Like a desperate gambler down to his last few chips, Palm (s palm) is ditching Windows Mobile and going all in with its own webOS. But the company will have to find a way to boost sales of its Pre and the upcoming Pixi if it hopes to stay in the smartphone game.
The move to end the five-year relationship with Microsoft’s mobile operating system was as predictable as it is logical. Windows Mobile continues to lose market share to consumer-targeted platforms such as the iPhone and RIM’s (s rimm) BlackBerry, which has deftly expanded beyond the enterprise. And while the dusty WinMo platform is direly in need of a makeover, webOS has drawn generally positive reviews as a worthy competitor in the smartphone space.
Palm failed to disclose exact figures but said the Pre — which launched on Sprint’s network June 6 — accounted for the “vast majority” of the 823,000 units it shipped during the quarter, presumably placing Pre sales in line with analysts’ forecasts of roughly 500,000 units. As expected, Palm received a bit of a bump from the Pre: while quarterly shipments were down 30 percent from the year-ago period, they more than doubled from the prior quarter.

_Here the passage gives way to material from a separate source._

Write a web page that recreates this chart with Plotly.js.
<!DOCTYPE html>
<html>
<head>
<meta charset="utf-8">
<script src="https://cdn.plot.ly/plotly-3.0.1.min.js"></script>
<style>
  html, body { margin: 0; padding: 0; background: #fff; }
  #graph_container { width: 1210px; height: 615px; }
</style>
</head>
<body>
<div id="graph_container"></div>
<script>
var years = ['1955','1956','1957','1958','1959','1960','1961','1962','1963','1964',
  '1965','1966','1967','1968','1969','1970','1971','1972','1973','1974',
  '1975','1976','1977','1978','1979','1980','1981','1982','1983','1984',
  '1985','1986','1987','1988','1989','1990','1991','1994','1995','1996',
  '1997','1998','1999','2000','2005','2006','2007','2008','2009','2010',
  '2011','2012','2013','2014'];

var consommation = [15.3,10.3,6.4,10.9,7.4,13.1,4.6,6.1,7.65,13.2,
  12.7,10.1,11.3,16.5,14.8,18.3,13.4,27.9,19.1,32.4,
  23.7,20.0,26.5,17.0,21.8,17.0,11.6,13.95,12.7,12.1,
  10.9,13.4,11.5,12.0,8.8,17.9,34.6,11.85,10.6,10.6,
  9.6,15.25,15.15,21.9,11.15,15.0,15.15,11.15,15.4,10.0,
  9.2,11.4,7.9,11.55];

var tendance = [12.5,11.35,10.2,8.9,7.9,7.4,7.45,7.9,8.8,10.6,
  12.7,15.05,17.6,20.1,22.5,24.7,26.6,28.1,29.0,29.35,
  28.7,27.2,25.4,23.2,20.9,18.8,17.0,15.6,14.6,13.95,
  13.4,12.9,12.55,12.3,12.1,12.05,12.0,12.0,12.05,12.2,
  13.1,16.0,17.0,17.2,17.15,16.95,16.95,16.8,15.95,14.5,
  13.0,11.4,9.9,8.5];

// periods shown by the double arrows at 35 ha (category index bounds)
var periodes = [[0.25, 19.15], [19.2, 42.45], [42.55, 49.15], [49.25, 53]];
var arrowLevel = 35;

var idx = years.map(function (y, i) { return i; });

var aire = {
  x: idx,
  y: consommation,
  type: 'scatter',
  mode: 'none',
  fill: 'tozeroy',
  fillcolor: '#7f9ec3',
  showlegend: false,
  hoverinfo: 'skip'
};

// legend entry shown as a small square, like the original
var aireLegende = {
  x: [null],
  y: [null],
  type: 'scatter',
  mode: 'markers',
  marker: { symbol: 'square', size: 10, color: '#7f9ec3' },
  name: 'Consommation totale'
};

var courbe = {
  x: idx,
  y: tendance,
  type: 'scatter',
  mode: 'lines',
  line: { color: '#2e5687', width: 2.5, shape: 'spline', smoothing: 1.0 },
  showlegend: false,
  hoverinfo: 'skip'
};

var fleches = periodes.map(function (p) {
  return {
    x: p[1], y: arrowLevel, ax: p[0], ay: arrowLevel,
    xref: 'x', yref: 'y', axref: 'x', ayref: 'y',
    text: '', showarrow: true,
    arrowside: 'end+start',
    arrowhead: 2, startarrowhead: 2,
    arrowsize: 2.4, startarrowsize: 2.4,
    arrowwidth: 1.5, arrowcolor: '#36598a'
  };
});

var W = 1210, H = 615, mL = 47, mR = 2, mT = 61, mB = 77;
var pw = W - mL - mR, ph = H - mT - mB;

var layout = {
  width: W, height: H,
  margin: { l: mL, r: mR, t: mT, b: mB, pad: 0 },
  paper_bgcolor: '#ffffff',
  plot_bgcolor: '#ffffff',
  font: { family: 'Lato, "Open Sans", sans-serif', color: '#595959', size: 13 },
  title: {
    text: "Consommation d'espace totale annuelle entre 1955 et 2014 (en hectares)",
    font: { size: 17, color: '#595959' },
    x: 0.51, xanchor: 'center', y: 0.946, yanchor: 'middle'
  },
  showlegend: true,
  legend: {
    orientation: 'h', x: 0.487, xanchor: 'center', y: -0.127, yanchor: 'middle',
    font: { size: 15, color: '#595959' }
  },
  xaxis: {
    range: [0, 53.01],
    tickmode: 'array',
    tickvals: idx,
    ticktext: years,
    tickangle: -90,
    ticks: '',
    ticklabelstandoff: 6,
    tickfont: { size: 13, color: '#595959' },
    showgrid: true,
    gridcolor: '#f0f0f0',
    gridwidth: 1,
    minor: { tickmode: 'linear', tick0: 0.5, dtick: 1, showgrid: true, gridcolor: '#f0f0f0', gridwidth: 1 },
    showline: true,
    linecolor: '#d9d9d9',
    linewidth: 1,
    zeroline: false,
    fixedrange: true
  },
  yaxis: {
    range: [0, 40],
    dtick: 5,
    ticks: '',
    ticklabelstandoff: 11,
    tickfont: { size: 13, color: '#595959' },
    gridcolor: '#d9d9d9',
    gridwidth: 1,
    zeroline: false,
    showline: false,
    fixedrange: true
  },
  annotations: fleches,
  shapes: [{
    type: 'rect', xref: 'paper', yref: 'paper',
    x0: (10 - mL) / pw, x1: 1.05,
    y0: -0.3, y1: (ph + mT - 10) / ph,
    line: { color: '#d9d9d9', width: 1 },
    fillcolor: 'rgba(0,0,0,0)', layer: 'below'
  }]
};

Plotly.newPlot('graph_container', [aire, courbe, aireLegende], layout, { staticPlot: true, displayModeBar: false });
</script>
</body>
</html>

The Pre’s momentum seems to be dissipating already, however. Palm said it expected revenue for the current quarter to come in between $240 million and $270 million, well short of Wall Street’s expectation of $344 million. The company’s quarterly loss can be partially attributed to the fact that Palm defers much of the revenue from Pre sales, but Palm also announced plans to sell 16 million shares of common stock to shore up its $200 million-plus in cash reserves — an indication that it plans to eat through more of its bankroll in the near future.

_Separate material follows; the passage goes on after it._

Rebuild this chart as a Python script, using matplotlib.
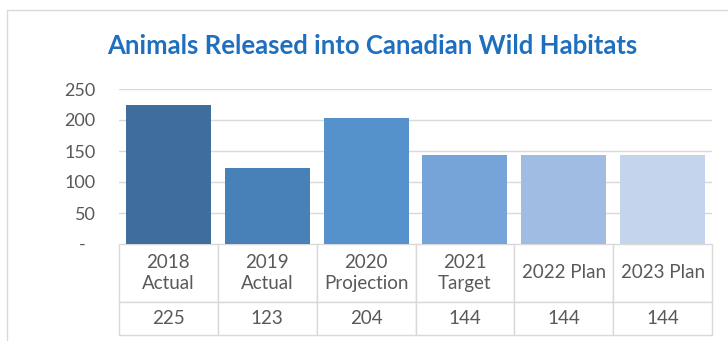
import matplotlib.pyplot as plt
from matplotlib.patches import Rectangle
import numpy as np

categories = ["2018\nActual", "2019\nActual", "2020\nProjection", "2021\nTarget", "2022 Plan", "2023 Plan"]
values = [225, 123, 204, 144, 144, 144]
yticks = [0, 50, 100, 150, 200, 250]
ytick_labels = ["-  ", "50", "100", "150", "200", "250"]
bar_colors = ["#3f6e9c", "#4880b8", "#5591cb", "#77a4d8", "#a0bce2", "#c3d4ec"]

W, H = 728, 341
plt.rcParams['font.family'] = ['Lato', 'DejaVu Sans']
grey_text = "#595959"
line_grey = "#d9d9d9"

fig = plt.figure(figsize=(W / 100, H / 100), dpi=100)

# outer chart frame
fig.add_artist(Rectangle((7 / W, -0.05), 1.05, 1 - 10 / H + 0.05, transform=fig.transFigure,
                         fill=False, edgecolor="#d9d9d9", linewidth=1.0, clip_on=False))

left, right, top, bottom = 119, 712, 89, 244
ax = fig.add_axes([left / W, 1 - bottom / H, (right - left) / W, (bottom - top) / H])

x = np.arange(len(values))
ax.bar(x, values, width=0.86, color=bar_colors, zorder=3)
ax.set_xlim(-0.5, len(values) - 0.5)
ax.set_ylim(0, 250)
ax.set_yticks(yticks)
ax.set_yticklabels(ytick_labels, fontsize=13, color=grey_text)
ax.set_xticks([])
ax.tick_params(axis='y', length=0, pad=17)
for t in yticks[1:]:
    ax.axhline(t, color=line_grey, linewidth=1.0, zorder=1)
for s in ax.spines.values():
    s.set_visible(False)

# data table under the bars
cell_text = [categories, [str(v) for v in values]]
tab = ax.table(cellText=cell_text, cellLoc='center',
               bbox=[0, -(335 - bottom) / (bottom - top), 1, (335 - bottom) / (bottom - top)])
tab.auto_set_font_size(False)
for (r, c), cell in tab.get_celld().items():
    cell.set_edgecolor(line_grey)
    cell.set_linewidth(1.0)
    cell.get_text().set_color(grey_text)
    cell.get_text().set_fontsize(13.5)
    cell.get_text().set_linespacing(1.25)
    cell.set_height(58 if r == 0 else 33)

fig.text(372 / W, 1 - 46 / H, "Animals Released into Canadian Wild Habitats",
         ha='center', va='center', fontsize=18.5, fontweight='bold', color="#1f6fbf")

fig.savefig("out.png", dpi=100)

Palm should get another boost from the Pixi, an affordable webOS-enabled device aimed at younger users that will launch with Sprint in time for the holidays, and there’s a chance that Verizon Wireless will play the role of Palm’s redeemer with its expected launch of the Pre early next year. But Apple (s aapl) and RIM continue to gain momentum, and a slew of Android handsets are coming to market in the next year. If Verizon — or another heavy-hitting carrier — can’t come to the rescue in the next several months, Palm’s investment in webOS won’t do much to reverse its fortunes.